▶ **DATA SUPPLIED**
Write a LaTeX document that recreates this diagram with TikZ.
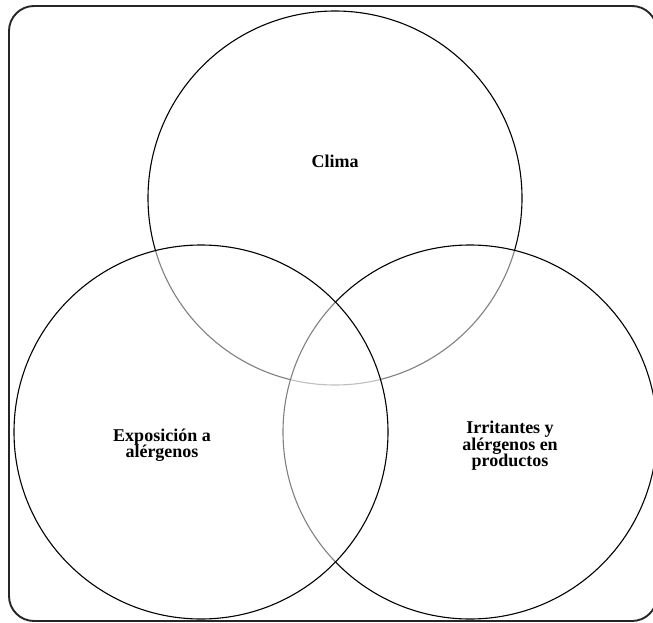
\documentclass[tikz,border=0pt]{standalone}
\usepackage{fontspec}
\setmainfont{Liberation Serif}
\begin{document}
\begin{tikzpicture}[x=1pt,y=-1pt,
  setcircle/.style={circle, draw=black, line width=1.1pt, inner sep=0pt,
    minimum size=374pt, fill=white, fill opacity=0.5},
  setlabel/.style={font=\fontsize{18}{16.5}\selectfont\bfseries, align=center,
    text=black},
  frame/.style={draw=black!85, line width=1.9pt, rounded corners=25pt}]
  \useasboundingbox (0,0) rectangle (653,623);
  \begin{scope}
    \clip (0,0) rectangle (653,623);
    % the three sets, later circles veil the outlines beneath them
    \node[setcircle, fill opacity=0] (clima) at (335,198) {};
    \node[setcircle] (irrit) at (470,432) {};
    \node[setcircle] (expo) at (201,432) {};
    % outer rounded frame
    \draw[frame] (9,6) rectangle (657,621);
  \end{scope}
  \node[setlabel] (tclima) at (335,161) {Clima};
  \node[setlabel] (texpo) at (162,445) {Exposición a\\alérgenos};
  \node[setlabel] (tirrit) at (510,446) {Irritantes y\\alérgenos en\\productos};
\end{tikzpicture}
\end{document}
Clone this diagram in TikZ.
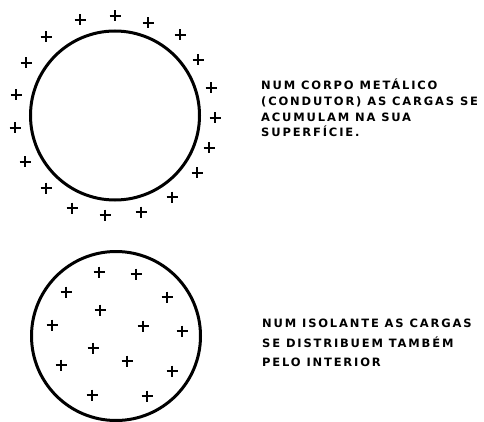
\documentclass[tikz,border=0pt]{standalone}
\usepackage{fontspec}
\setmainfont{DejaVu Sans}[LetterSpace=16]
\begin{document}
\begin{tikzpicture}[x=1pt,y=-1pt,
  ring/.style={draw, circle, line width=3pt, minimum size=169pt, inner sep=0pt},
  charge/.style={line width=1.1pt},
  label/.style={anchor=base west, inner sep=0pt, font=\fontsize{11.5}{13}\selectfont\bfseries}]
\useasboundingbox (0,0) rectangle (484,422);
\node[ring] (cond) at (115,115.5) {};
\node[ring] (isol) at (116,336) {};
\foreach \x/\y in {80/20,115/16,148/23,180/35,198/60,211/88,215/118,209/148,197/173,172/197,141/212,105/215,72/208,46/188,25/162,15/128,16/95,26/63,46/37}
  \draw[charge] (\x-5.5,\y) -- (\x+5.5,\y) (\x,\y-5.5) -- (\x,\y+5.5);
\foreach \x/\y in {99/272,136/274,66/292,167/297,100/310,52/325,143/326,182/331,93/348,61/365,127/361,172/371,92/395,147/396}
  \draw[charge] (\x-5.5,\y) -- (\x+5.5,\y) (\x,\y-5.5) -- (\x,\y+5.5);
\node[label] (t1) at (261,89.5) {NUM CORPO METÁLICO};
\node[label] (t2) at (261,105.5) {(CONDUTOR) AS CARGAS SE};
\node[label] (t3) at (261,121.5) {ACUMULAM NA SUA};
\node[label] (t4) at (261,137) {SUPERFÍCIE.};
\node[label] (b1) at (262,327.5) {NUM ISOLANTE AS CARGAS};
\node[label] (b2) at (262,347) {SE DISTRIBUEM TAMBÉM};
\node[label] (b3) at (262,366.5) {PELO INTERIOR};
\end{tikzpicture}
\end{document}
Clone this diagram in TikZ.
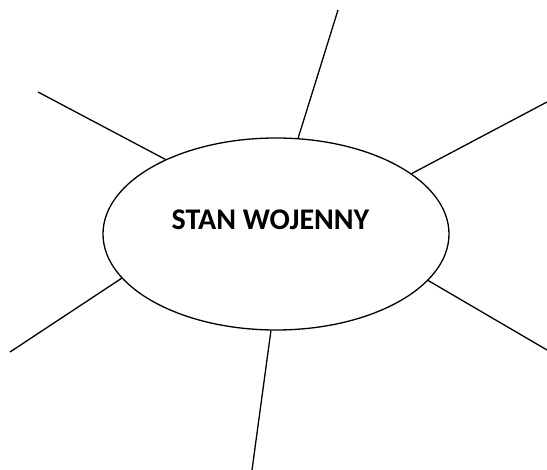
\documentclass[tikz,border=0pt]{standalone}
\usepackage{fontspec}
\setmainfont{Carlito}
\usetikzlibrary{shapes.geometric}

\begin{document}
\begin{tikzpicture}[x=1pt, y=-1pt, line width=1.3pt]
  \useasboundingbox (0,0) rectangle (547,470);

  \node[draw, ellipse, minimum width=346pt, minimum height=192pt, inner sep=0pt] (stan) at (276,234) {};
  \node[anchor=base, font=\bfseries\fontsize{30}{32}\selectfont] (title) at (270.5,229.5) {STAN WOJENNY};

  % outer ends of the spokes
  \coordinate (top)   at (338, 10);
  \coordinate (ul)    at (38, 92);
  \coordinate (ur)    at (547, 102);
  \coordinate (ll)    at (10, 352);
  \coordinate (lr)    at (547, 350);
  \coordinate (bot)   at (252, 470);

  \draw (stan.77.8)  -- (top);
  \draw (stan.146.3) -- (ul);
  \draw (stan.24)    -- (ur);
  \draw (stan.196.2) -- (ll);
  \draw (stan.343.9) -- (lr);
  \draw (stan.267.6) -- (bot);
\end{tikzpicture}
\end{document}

▶ **GIVEN EXERCISE**
Go through the listing above and write it out again exactly, dropping the pictures.

▶ **EXERCISE SOLUTION**
Write a LaTeX document that recreates this diagram with TikZ.
\documentclass[tikz,border=0pt]{standalone}
\usepackage{fontspec}
\setmainfont{Liberation Serif}
\begin{document}
\begin{tikzpicture}[x=1pt,y=-1pt,
  setcircle/.style={circle, draw=black, line width=1.1pt, inner sep=0pt,
    minimum size=374pt, fill=white, fill opacity=0.5},
  setlabel/.style={font=\fontsize{18}{16.5}\selectfont\bfseries, align=center,
    text=black},
  frame/.style={draw=black!85, line width=1.9pt, rounded corners=25pt}]
  \useasboundingbox (0,0) rectangle (653,623);
  \begin{scope}
    \clip (0,0) rectangle (653,623);
    % the three sets, later circles veil the outlines beneath them
    \node[setcircle, fill opacity=0] (clima) at (335,198) {};
    \node[setcircle] (irrit) at (470,432) {};
    \node[setcircle] (expo) at (201,432) {};
    % outer rounded frame
    \draw[frame] (9,6) rectangle (657,621);
  \end{scope}
  \node[setlabel] (tclima) at (335,161) {Clima};
  \node[setlabel] (texpo) at (162,445) {Exposición a\\alérgenos};
  \node[setlabel] (tirrit) at (510,446) {Irritantes y\\alérgenos en\\productos};
\end{tikzpicture}
\end{document}
Clone this diagram in TikZ.
\documentclass[tikz,border=0pt]{standalone}
\usepackage{fontspec}
\setmainfont{DejaVu Sans}[LetterSpace=16]
\begin{document}
\begin{tikzpicture}[x=1pt,y=-1pt,
  ring/.style={draw, circle, line width=3pt, minimum size=169pt, inner sep=0pt},
  charge/.style={line width=1.1pt},
  label/.style={anchor=base west, inner sep=0pt, font=\fontsize{11.5}{13}\selectfont\bfseries}]
\useasboundingbox (0,0) rectangle (484,422);
\node[ring] (cond) at (115,115.5) {};
\node[ring] (isol) at (116,336) {};
\foreach \x/\y in {80/20,115/16,148/23,180/35,198/60,211/88,215/118,209/148,197/173,172/197,141/212,105/215,72/208,46/188,25/162,15/128,16/95,26/63,46/37}
  \draw[charge] (\x-5.5,\y) -- (\x+5.5,\y) (\x,\y-5.5) -- (\x,\y+5.5);
\foreach \x/\y in {99/272,136/274,66/292,167/297,100/310,52/325,143/326,182/331,93/348,61/365,127/361,172/371,92/395,147/396}
  \draw[charge] (\x-5.5,\y) -- (\x+5.5,\y) (\x,\y-5.5) -- (\x,\y+5.5);
\node[label] (t1) at (261,89.5) {NUM CORPO METÁLICO};
\node[label] (t2) at (261,105.5) {(CONDUTOR) AS CARGAS SE};
\node[label] (t3) at (261,121.5) {ACUMULAM NA SUA};
\node[label] (t4) at (261,137) {SUPERFÍCIE.};
\node[label] (b1) at (262,327.5) {NUM ISOLANTE AS CARGAS};
\node[label] (b2) at (262,347) {SE DISTRIBUEM TAMBÉM};
\node[label] (b3) at (262,366.5) {PELO INTERIOR};
\end{tikzpicture}
\end{document}
Clone this diagram in TikZ.
\documentclass[tikz,border=0pt]{standalone}
\usepackage{fontspec}
\setmainfont{Carlito}
\usetikzlibrary{shapes.geometric}

\begin{document}
\begin{tikzpicture}[x=1pt, y=-1pt, line width=1.3pt]
  \useasboundingbox (0,0) rectangle (547,470);

  \node[draw, ellipse, minimum width=346pt, minimum height=192pt, inner sep=0pt] (stan) at (276,234) {};
  \node[anchor=base, font=\bfseries\fontsize{30}{32}\selectfont] (title) at (270.5,229.5) {STAN WOJENNY};

  % outer ends of the spokes
  \coordinate (top)   at (338, 10);
  \coordinate (ul)    at (38, 92);
  \coordinate (ur)    at (547, 102);
  \coordinate (ll)    at (10, 352);
  \coordinate (lr)    at (547, 350);
  \coordinate (bot)   at (252, 470);

  \draw (stan.77.8)  -- (top);
  \draw (stan.146.3) -- (ul);
  \draw (stan.24)    -- (ur);
  \draw (stan.196.2) -- (ll);
  \draw (stan.343.9) -- (lr);
  \draw (stan.267.6) -- (bot);
\end{tikzpicture}
\end{document}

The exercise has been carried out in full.